Addiction may be defined as the development of a pathological relationship between a person and a substance and/or activity; where the person loses their ability to control the use of the substance and/or activity, despite the awareness that it is adversely affecting their life.
The addicted person loses control because the addicted brain is disordered, and the loss of cognitive functioning allows the development of denial, or addictive thinking, which stops him/her from seeing how much they and others are being affected by the use of the substance or activity.
MULTIPLE ADDICTIONS
Addiction is not only a term applied to alcoholics or drug addicts. It is applied to a wide range of mood-altering activities or behaviours, which have the potential to trap the person in a compulsion.

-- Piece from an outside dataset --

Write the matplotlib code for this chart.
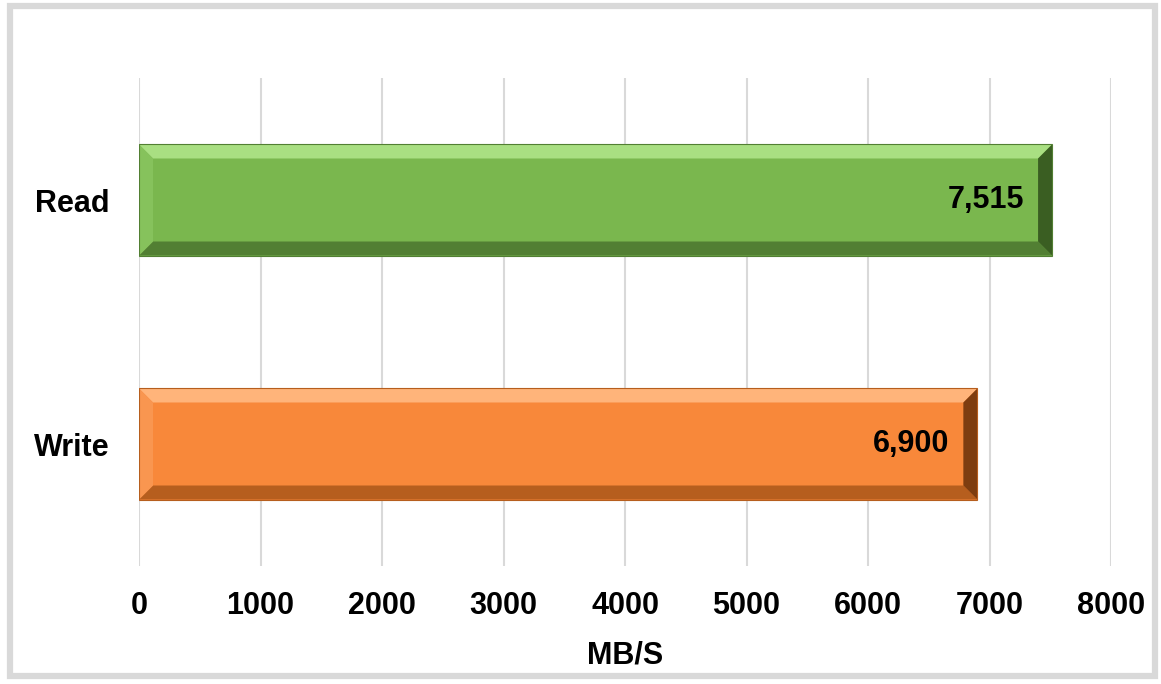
import matplotlib.pyplot as plt
from matplotlib.patches import Polygon, Rectangle
from matplotlib.ticker import FuncFormatter

plt.rcParams['font.family'] = ['Liberation Sans', 'DejaVu Sans']

categories = ["Read", "Write"]
speeds = [7515, 6900]
face_colors = ["#7AB74E", "#F8883A"]
top_colors = ["#A9DF82", "#FFB47A"]
left_colors = ["#86C25C", "#F99650"]
bottom_colors = ["#527F33", "#B65E1E"]
right_colors = ["#3A5E22", "#7E3D10"]

fig = plt.figure(figsize=(11.61, 6.84), dpi=100)
W, H = 1161, 684
ax = fig.add_axes([139 / W, 1 - 566 / H, (1111 - 139) / W, (566 - 78) / H])

# outer frame
fig.patches.append(Rectangle((10 / W, 8 / H), 1145 / W, 670 / H, transform=fig.transFigure,
                             fill=False, edgecolor="#D9D9D9", linewidth=4.5, zorder=0))

pos = list(range(len(categories)))
bars = ax.barh(pos, speeds, height=0.455, color=face_colors, zorder=2)
ax.set_xlim(0, 8000)
ax.set_ylim(-0.5, 1.5)
ax.invert_yaxis()

# bevel edges, width in pixels converted to data units
bev = 14
dx = bev * 8000 / 972
dy = bev * 2 / 488
for i, b in enumerate(bars):
    x0, y0 = b.get_x(), b.get_y()
    x1, y1 = x0 + b.get_width(), y0 + b.get_height()
    # axis inverted: y0 is visually the top
    top = [(x0, y0), (x1, y0), (x1 - dx, y0 + dy), (x0 + dx, y0 + dy)]
    bottom = [(x0, y1), (x1, y1), (x1 - dx, y1 - dy), (x0 + dx, y1 - dy)]
    left = [(x0, y0), (x0 + dx, y0 + dy), (x0 + dx, y1 - dy), (x0, y1)]
    right = [(x1, y0), (x1 - dx, y0 + dy), (x1 - dx, y1 - dy), (x1, y1)]
    for pts, c in [(top, top_colors[i]), (bottom, bottom_colors[i]),
                   (left, left_colors[i]), (right, right_colors[i])]:
        ax.add_patch(Polygon(pts, closed=True, facecolor=c, edgecolor="none", zorder=3))
    ax.add_patch(Rectangle((x0, y0), b.get_width(), b.get_height(), fill=False,
                           edgecolor=bottom_colors[i], linewidth=0.8, zorder=4))
    ax.text(x1 - 28 * 8000 / 972, (y0 + y1) / 2, f"{speeds[i]:,}", ha="right", va="center",
            fontsize=22, fontweight="bold", color="black", zorder=5)

ax.set_yticks(pos)
ax.set_yticklabels(categories, fontsize=22, fontweight="bold")
ax.set_xticks(range(0, 8001, 1000))
ax.xaxis.set_major_formatter(FuncFormatter(lambda v, p: f"{int(v)}"))
for lab in ax.get_xticklabels():
    lab.set_fontsize(22)
    lab.set_fontweight("bold")
ax.tick_params(axis="both", length=0)
ax.tick_params(axis="x", pad=18)
ax.tick_params(axis="y", pad=21)
ax.grid(axis="x", color="#D9D9D9", linewidth=1.5, zorder=0)
ax.set_axisbelow(True)
for s in ax.spines.values():
    s.set_visible(False)
ax.set_xlabel("MB/S", fontsize=22, fontweight="bold", labelpad=14)

fig.savefig("out.png", dpi=100)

It is possible to become addicted to food, spending, sex, soap operas, the internet, physical exercise, work, gambling, nicotine, caffeine, over the counter (OTC), prescription or illegal drugs, an unhealthy relationship or any pleasurable or mood-altering activity.
UNDERSTANDING ADDICTION
No one sets out to become addicted. In the beginning people only want to fill a natural need. A pleasurable substance or pastime to ease the pain, to bring relief, ease boredom or fill a void. Who among us has never arrived home after a busy day and said, “I could really do with a drink”? How many of us have enjoyed a night out at the casino so much that we have looked forward to repeating the experience?
Unfortunately for us, addiction patiently waits for the opportunity to wrap its tentacles around us. It waits for a weakness in our defenses, for those whose circumstances, age or genetics render them vulnerable. We have no way of knowing who will become an addict and who will not. There are some indicators or predictors, but no one can be sure. Addicts are not morally degenerate, weak-willed or inferior. They have become unfortunate victims of a powerful disease over which they have no control.
Professionals agree that addiction begins at the point when the line separating it from abuse has been crossed. The abuser still has some control, the addict does not. The addict may believe because he or she enjoys some periods of abstinence that he or she is in control, only to discover that even after some time away from the addiction, he or she will always go back...and most times the addiction will be worse.